“Generalizations about regionalization oversimplify a complex topic,” according to a new report on K-12 School District Regionalization in Greater Hartford, which warns that “K-12 regionalization can actually increase costs and harm educational outcomes.”
As some school districts in Connecticut have been considering regionalizing their K-12 education services as a way to reduce costs, the 23-page report prepared for the Hartford Foundation for Public Giving raises some red flags, noting that “policies that call for wholesale regionalization based on imposed criteria (e.g., minimum/maximum number of students) can have unpredictable, and often adverse, consequences.”
In an effort to get a clearer understanding of the potential educational and community impacts of school and district regionalization, the Hartford Foundation for Public Giving sponsored the comprehensive analysis to help inform those efforts gathering data on what is known about the effects of K-12 regionalization on education expenditures and educational achievement, based on recent empirical studies.
“The Hartford Foundation is committed to the availability of high-quality, impartial research,” said Scott Gaul, the Hartford Foundation’s Director of Research and Evaluation. “As policymakers continue to consider strategies to reduce the costs of government, the issue of regionalizing services continues to draw attention. This research is intended to provide a clearer picture on the potential benefits and challenges of regionalizing school districts in an effort to support a shared understanding and to support informed decision-making.”
K-12 regionalization generally includes combining school districts, boards of education, and central office staff. This can result in closing schools, eliminating teaching positions, reducing administrative staff, and increasing student-to-teacher ratios, among other consequences, according to the report. Connecticut, like other New England states, relies mainly on municipalities to provide government services, including K-12 education, to its residents. In 2017, there were 196 public school districts including town districts, charter school districts, regional districts, and regional education service center districts.

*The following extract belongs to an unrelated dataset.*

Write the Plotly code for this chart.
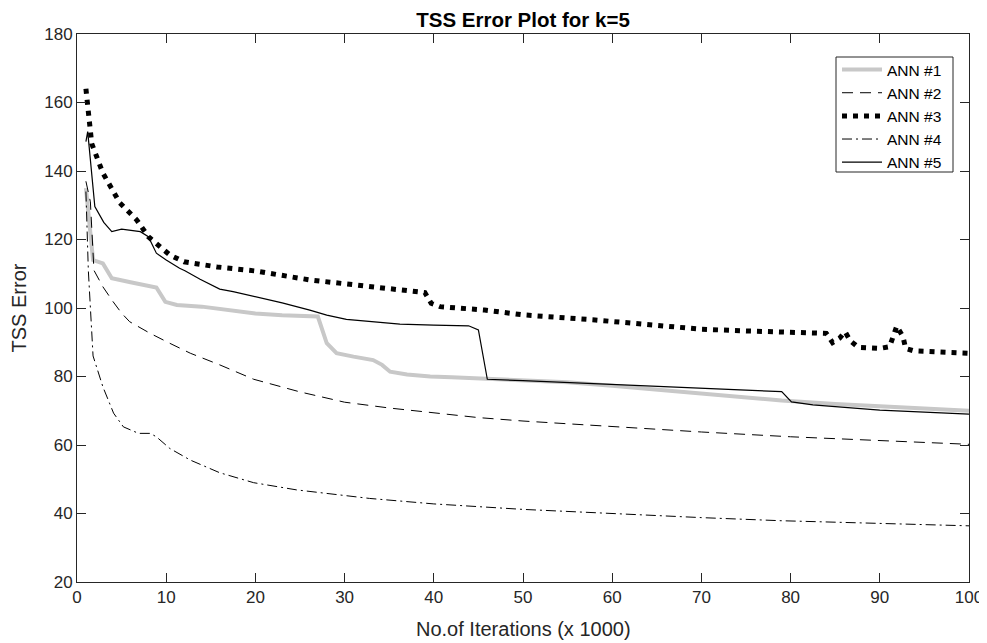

The review of the research, conducted by Connecticut-based Rodriguez Data Solutions, points out that policymakers often promote K-12 regionalization as a way to achieve cost savings, but often fail to consider the consequences for student educational achievement. The report reviewed initiatives to promote K-12 regionalization in several states including Connecticut, Maine, New York and Vermont. Among the findings:
- While there is no definitive answer on optimum school size, research on Connecticut suggests that a district with 2,500 to 3,000 students may be both cost-effective and foster educational achievement. This roughly matches the range suggested in research from other locations. In at-risk communities, research suggests that elementary school enrollment should not exceed 300 students, and high school enrollment should not exceed 500.
- In rural communities, closing a town’s school can cause the social fabric of a community to unravel. Research also suggests that “impoverished regions often benefit from smaller schools and districts and they can suffer irreversible damage if consolidation occurs.”
- The literature review suggests that deconsolidation of large school districts be considered as an option for cost savings. In Connecticut, it is estimated that the total savings from the 129 smallest school districts would match the combined equivalent per-pupil savings from the three largest school districts. Consequently, a significant reduction in statewide education costs requires reducing per-pupil spending in urban areas, not just in small rural districts.
Researchers found that “regionalization may lead to diseconomies of scale resulting from: higher transportation expenses because of longer bus routes, overall increases (leveling up) in staff salaries because of seniority and/or contract renegotiation, and increases in the number of mid-level administrators and administrative support staff.”
Warning of the perils of large, consolidated schools, the report also included the finding that “Students who are involved in extracurricular activities (e.g., band, sports, clubs) have higher graduation rates and it is widely accepted that participation in extracurricular activities decreases as enrollment increases.”
The report also provides a cautionary tale regarding demographics and the impact of school closing decisions: “While it seems apparent that the closing of school buildings will reduce costs, savings are limited because there may not be buyers, and the facilities still must be maintained by the school district. In already struggling neighborhoods, these now empty school buildings (with boarded windows)
contribute to a downward economic spiral by attracting scavenging, dumping, drug users, and graffiti. The neighborhood children who previously attended the now closed school are then exposed to an increase in crime resulting from the blighted property.”
“Connecticut’s Black and Hispanic children,” the report adds, “are already disproportionately overexposed to crime in their neighborhoods.”
In addition, the report explains, “Students from advantaged (i.e., high socioeconomic status) households have similar educational achievement in both small and large schools. However, the situation is much different for students from low-income communities for whom “… smaller [school] size mediates the association between
socioeconomic status and achievement.” The potential for high educational achievement diminishes for at-risk students when they attend large schools that are disconnected from their communities.”
The report also included an update on the state’s student population. From 2010-2011 to 2016-2017, the state’s public school enrollment dropped by 25,606 students – a decline in enrollment of 4.5 percent. The analysis found that “most Connecticut school districts have declining enrollments and it is more prevalent in rural areas.”
The report also cited a survey of Vermont voters, who expressed preferences for saving money and maintaining local control of local schools. “Vermont voters had not grasped that saving money may inherently include loss of local control,” the report indicated, concluding that “Vermont voters had conflicting goals, which could also be expected from Connecticut voters.”